I am not a fan of florid in anything and I can give you an earful anytime on the reasons why not. Brad, my friend that helped me with the compost, and I were talking one day at work about toothpaste alternatives and he brought up one I hadn’t heard of. He said that some old timers remembered brushing their teeth with walnut growing up. He had done research on it and found it was a really sound idea. He had actually been using it for a little while. The benefits supposedly defied even what dentists said couldn’t be done.

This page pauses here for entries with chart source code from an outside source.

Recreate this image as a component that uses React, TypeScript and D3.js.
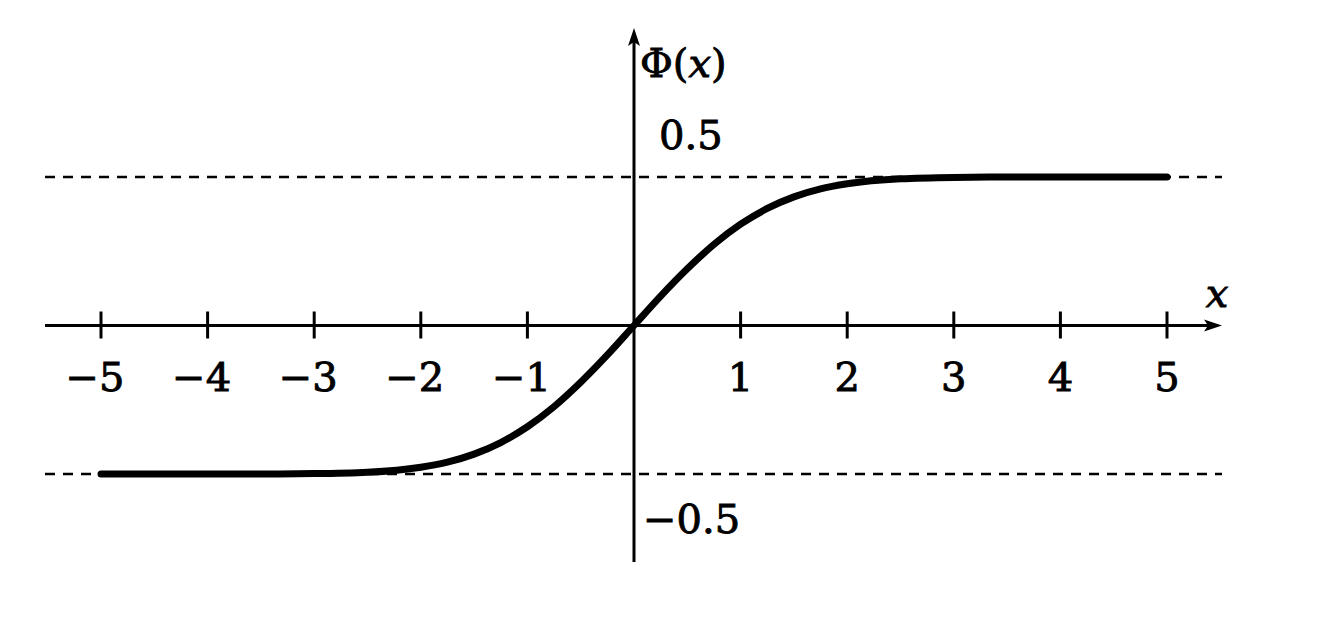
import React from 'react';
import * as d3 from 'd3';

// values
const xs = [-5, -4.5, -4, -3.5, -3, -2.5, -2, -1.75, -1.5, -1.25, -1, -0.75, -0.5, -0.25, 0,
  0.25, 0.5, 0.75, 1, 1.25, 1.5, 1.75, 2, 2.5, 3, 3.5, 4, 4.5, 5];
const phi = [-0.5, -0.5, -0.5, -0.4998, -0.4987, -0.494, -0.477, -0.46, -0.433, -0.394, -0.341, -0.273, -0.191, -0.099, 0,
  0.099, 0.191, 0.273, 0.341, 0.394, 0.433, 0.46, 0.477, 0.494, 0.4987, 0.4998, 0.5, 0.5, 0.5];
const xTicks = [-5, -4, -3, -2, -1, 1, 2, 3, 4, 5];
const asymptotes = [0.5, -0.5];
const yLabels = ['0.5', '\u22120.5'];

const W = 1333;
const H = 631;
const textStyle = {
  fontFamily: "'DejaVu Serif', serif",
  fontSize: 40,
  stroke: '#000',
  strokeWidth: 0.9,
};

const App = () => {
  const x = d3.scaleLinear().domain([-5, 5]).range([101, 1167]);
  const y = d3.scaleLinear().domain([-0.5, 0.5]).range([474, 177]);
  const x0 = x(0);
  const y0 = y(0);
  const left = 45;
  const right = 1222;

  const line = d3.line<number>()
    .x((d, i) => x(xs[i]))
    .y((d) => y(d))
    .curve(d3.curveMonotoneX);

  const fmt = (t: number) => (t < 0 ? '\u2212' + Math.abs(t) : String(t));

  return (
    <svg width={W} height={H} style={{ position: 'absolute', left: 0, top: 0, background: '#fff' }}>
      {/* asymptotes */}
      {asymptotes.map((a) => (
        <line key={a} x1={left} x2={right} y1={y(a)} y2={y(a)}
          stroke="#000" strokeWidth={2.5} strokeDasharray="10 8" />
      ))}
      {/* x axis */}
      <line x1={left} x2={right - 10} y1={y0} y2={y0} stroke="#000" strokeWidth={3} />
      <path d={`M${right},${y0} L${right - 18},${y0 - 6} L${right - 14},${y0} L${right - 18},${y0 + 6} Z`} fill="#000" />
      {/* y axis */}
      <line x1={x0} x2={x0} y1={562} y2={40} stroke="#000" strokeWidth={3} />
      <path d={`M${x0},28 L${x0 - 6},46 L${x0},42 L${x0 + 6},46 Z`} fill="#000" />
      {/* ticks */}
      {xTicks.map((t) => (
        <g key={t}>
          <line x1={x(t)} x2={x(t)} y1={y0 - 14} y2={y0 + 13} stroke="#000" strokeWidth={3} />
          <text x={x(t) + (t < 0 ? -6 : 0)} y={391} textAnchor="middle" style={textStyle}>
            {fmt(t)}
          </text>
        </g>
      ))}
      {/* curve */}
      <path d={line(phi) || ''} fill="none" stroke="#000" strokeWidth={7} strokeLinecap="round" />
      {/* labels */}
      <text x={640} y={77} style={textStyle}>
        {'\u03A6('}<tspan fontStyle="italic">x</tspan>{')'}
      </text>
      <text x={659} y={149} style={textStyle}>{yLabels[0]}</text>
      <text x={643} y={533} style={textStyle}>{yLabels[1]}</text>
      <text x={1217} y={307} textAnchor="middle" fontStyle="italic" style={textStyle}>x</text>
    </svg>
  );
};

export default App;
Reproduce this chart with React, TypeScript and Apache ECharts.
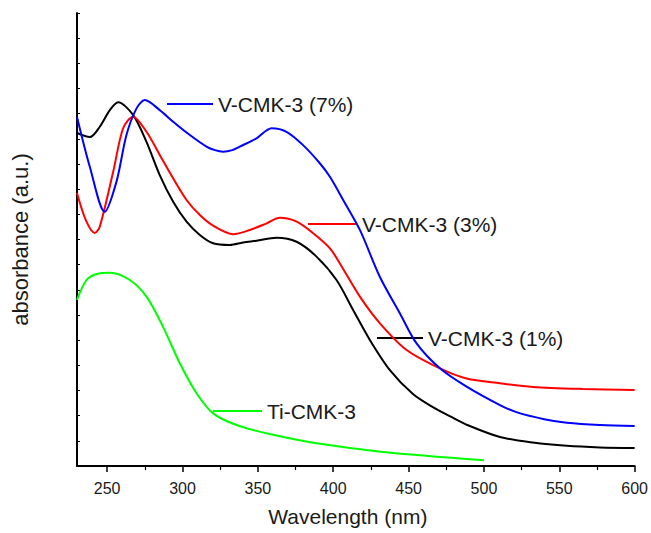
import React, { useEffect, useRef } from "react";
import * as echarts from "echarts";

// Wavelength (nm) / absorbance (a.u.)
const blackX = [230, 238.5, 245.1, 251.8, 257.3, 267.2, 276.1, 284.9, 293.8, 302.7, 311.5, 320.3, 331.4, 340.2, 349.1, 362.4, 375.7, 388.9, 402.2, 413.2, 424.3, 437.6, 452.9, 466.1, 479.6, 488.9, 510.6, 532.5, 555.0, 577, 600];
const blackY = [13.23, 13.07, 13.48, 14.14, 14.45, 13.95, 12.88, 11.56, 10.50, 9.71, 9.18, 8.85, 8.78, 8.88, 8.95, 9.07, 8.91, 8.32, 7.39, 6.20, 5.01, 3.81, 2.86, 2.34, 1.91, 1.63, 1.15, 0.93, 0.80, 0.74, 0.72];

const redX = [230, 236, 241.8, 245.1, 254.0, 260.6, 267.2, 276.1, 284.9, 293.8, 302.7, 311.5, 320.3, 333.6, 344.7, 355.8, 364.6, 375.7, 386.7, 397.8, 404.4, 417.7, 431.0, 448.7, 470.8, 488.5, 510.6, 532.5, 565.6, 600];
const redY = [10.85, 9.75, 9.26, 9.51, 11.69, 13.42, 13.88, 13.28, 12.36, 11.43, 10.57, 9.97, 9.55, 9.21, 9.38, 9.64, 9.86, 9.71, 9.25, 8.65, 8.05, 6.73, 5.67, 4.61, 3.88, 3.48, 3.29, 3.14, 3.06, 3.02];

const blueX = [230, 238.5, 248.4, 256.2, 262.8, 269.5, 275.0, 284.9, 293.8, 304.9, 315.9, 321.5, 327.0, 333.0, 338.0, 349.1, 359.1, 369.0, 380.0, 391.1, 397.8, 406.6, 417.7, 430.9, 444.2, 455.3, 470.8, 488.5, 510.6, 522, 540, 555.0, 577, 600];
const blueY = [13.87, 11.89, 10.10, 11.30, 13.15, 14.21, 14.54, 14.14, 13.68, 13.15, 12.69, 12.55, 12.49, 12.55, 12.69, 13.02, 13.42, 13.28, 12.75, 12.03, 11.49, 10.57, 9.38, 7.52, 6.07, 4.87, 3.88, 3.15, 2.42, 2.13, 1.86, 1.72, 1.63, 1.59];

const greenX = [230, 236.3, 243.1, 251.8, 265.0, 276.1, 287.1, 298.2, 309.3, 320.3, 335.8, 357.9, 389.1, 432.9, 500];
const greenY = [6.60, 7.39, 7.63, 7.68, 7.39, 6.73, 5.53, 4.08, 2.89, 2.09, 1.63, 1.27, 0.90, 0.56, 0.23];

const xTickLabels = [250, 300, 350, 400, 450, 500, 550, 600];
const xMinorTicks = [275, 325, 375, 425, 475, 525, 575];

const seriesNames = ["V-CMK-3 (1%)", "V-CMK-3 (3%)", "V-CMK-3 (7%)", "Ti-CMK-3"];
const seriesColors = ["#000000", "#ff0000", "#0000ff", "#00ff00"];

const FONT = "'Liberation Sans', Arial, sans-serif";

function zip(xs: number[], ys: number[]) {
  return xs.map((x, i) => [x, ys[i]]);
}

export default function App() {
  const ref = useRef<HTMLDivElement>(null);
  useEffect(() => {
    document.body.style.margin = "0";
    document.body.style.overflow = "hidden";
    document.documentElement.style.overflow = "hidden";
    if (!ref.current) return;
    const chart = echarts.init(ref.current, null, { renderer: "svg" });
    const datasets = [zip(blackX, blackY), zip(redX, redY), zip(blueX, blueY), zip(greenX, greenY)];

    const annot = (x1: number, x2: number, y: number, color: string, text: string) => [
      { type: "line", shape: { x1, y1: y, x2, y2: y }, style: { stroke: color, lineWidth: 2 } },
      {
        type: "text",
        x: x2 + 5,
        y,
        style: { text, fill: "#1a1a1a", font: `21px ${FONT}`, verticalAlign: "middle", align: "left" },
      },
    ];

    chart.setOption({
      animation: false,
      backgroundColor: "#ffffff",
      grid: { left: 77, right: 16, top: 13, bottom: 67 },
      xAxis: [
        {
          type: "value",
          min: 230,
          max: 600,
          name: "Wavelength (nm)",
          nameLocation: "middle",
          nameGap: 40,
          nameTextStyle: { fontFamily: FONT, fontSize: 21, color: "#1a1a1a", padding: [0, 16, 0, 0] },
          axisLine: { show: true, lineStyle: { color: "#000", width: 2 } },
          axisTick: { show: true, customValues: xTickLabels, length: 6, inside: false, lineStyle: { color: "#000", width: 1.5 } },
          axisLabel: { customValues: xTickLabels, fontFamily: FONT, fontSize: 16, color: "#1a1a1a", margin: 14 },
          splitLine: { show: false },
        },
        {
          type: "value",
          min: 230,
          max: 600,
          position: "bottom",
          axisLine: { show: false },
          axisTick: { show: true, customValues: xMinorTicks, length: 4, inside: false, lineStyle: { color: "#000", width: 1.2 } },
          axisLabel: { show: false },
          splitLine: { show: false },
        },
      ],
      yAxis: {
        type: "value",
        min: 0,
        max: 18,
        interval: 1,
        name: "absorbance (a.u.)",
        nameLocation: "middle",
        nameGap: 46,
        nameTextStyle: { fontFamily: FONT, fontSize: 22, color: "#1a1a1a" },
        axisLine: { show: true, lineStyle: { color: "#000", width: 2 } },
        axisTick: { show: true, inside: true, length: 3, lineStyle: { color: "#000", width: 1 } },
        axisLabel: { show: false },
        splitLine: { show: false },
      },
      series: datasets.map((d, i) => ({
        name: seriesNames[i],
        type: "line",
        data: d,
        xAxisIndex: 0,
        showSymbol: false,
        symbol: "none",
        smooth: 0.3,
        lineStyle: { color: seriesColors[i], width: 2 },
        z: 3,
      })),
      graphic: [
        ...annot(167, 213, 104, seriesColors[2], seriesNames[2]),
        ...annot(308, 357, 224, seriesColors[1], seriesNames[1]),
        ...annot(377, 423, 338, seriesColors[0], seriesNames[0]),
        ...annot(213, 262, 411, seriesColors[3], seriesNames[3]),
      ],
    });
    return () => chart.dispose();
  }, []);
  return <div ref={ref} style={{ width: 651, height: 533 }} />;
}
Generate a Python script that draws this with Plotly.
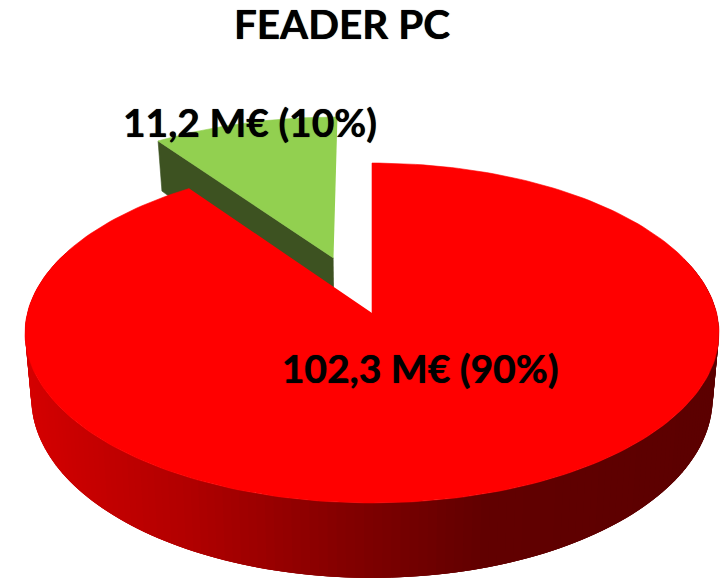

The part of the walnut used for it is the hull. You know, that part that leaves black stains on everything? The reason it stains things black is because it is contains iodine, like the animal-based ones sold as cut ointments and other things. The iodine kills bacteria and prevents disease. When used on teeth it is said to do numerous things, including: prevent gum disease, whiten teeth, prevent and even reverse cavities, and rebuild enamel! All the things that good commercial toothpastes say they can do (without the poisoning effects of florid) and then some. It sounded like the best of both worlds to me so I have been using it ever since.
It’s actually really easy to make too. After the walnuts fall off the tree and are black, grab one or two. The actual nut can be left in or taken out. If you have a place where squires like to hang out and eat nuts, then you can lay them out and they will take the nuts out for you. The hull has to be left in a dry, warm place to dry out before you can do anything else. Once it is completely dried out, take a something (I use a butter knife) and scrap out the interior layer of the hull. I scrape mine straight into my little mortar for grinding it. Just throw away the outer shell of the hull. I’ve found that a mortar and pestle has worked best for grinding the scrapings into a grainy “powder” and this is what you brush your teeth with.
I keep mine in a shallow, screw top container. It makes it easier to dip the dampened toothbrush bristles in. Then, I just brush my teeth like normal. Don’t worry; it won’t turn your teeth or gums black. It does take a little more to rinse, but you don’t have to worry about that half an hour mandatory wait that comes with florid use. I have wanted to experiment with adding something to it to give it flavoring, but haven’t had time to. It can occasionally be a little bitter. Personally, I rarely ever taste anything at all when using it, but that may just be another weirdness of mine!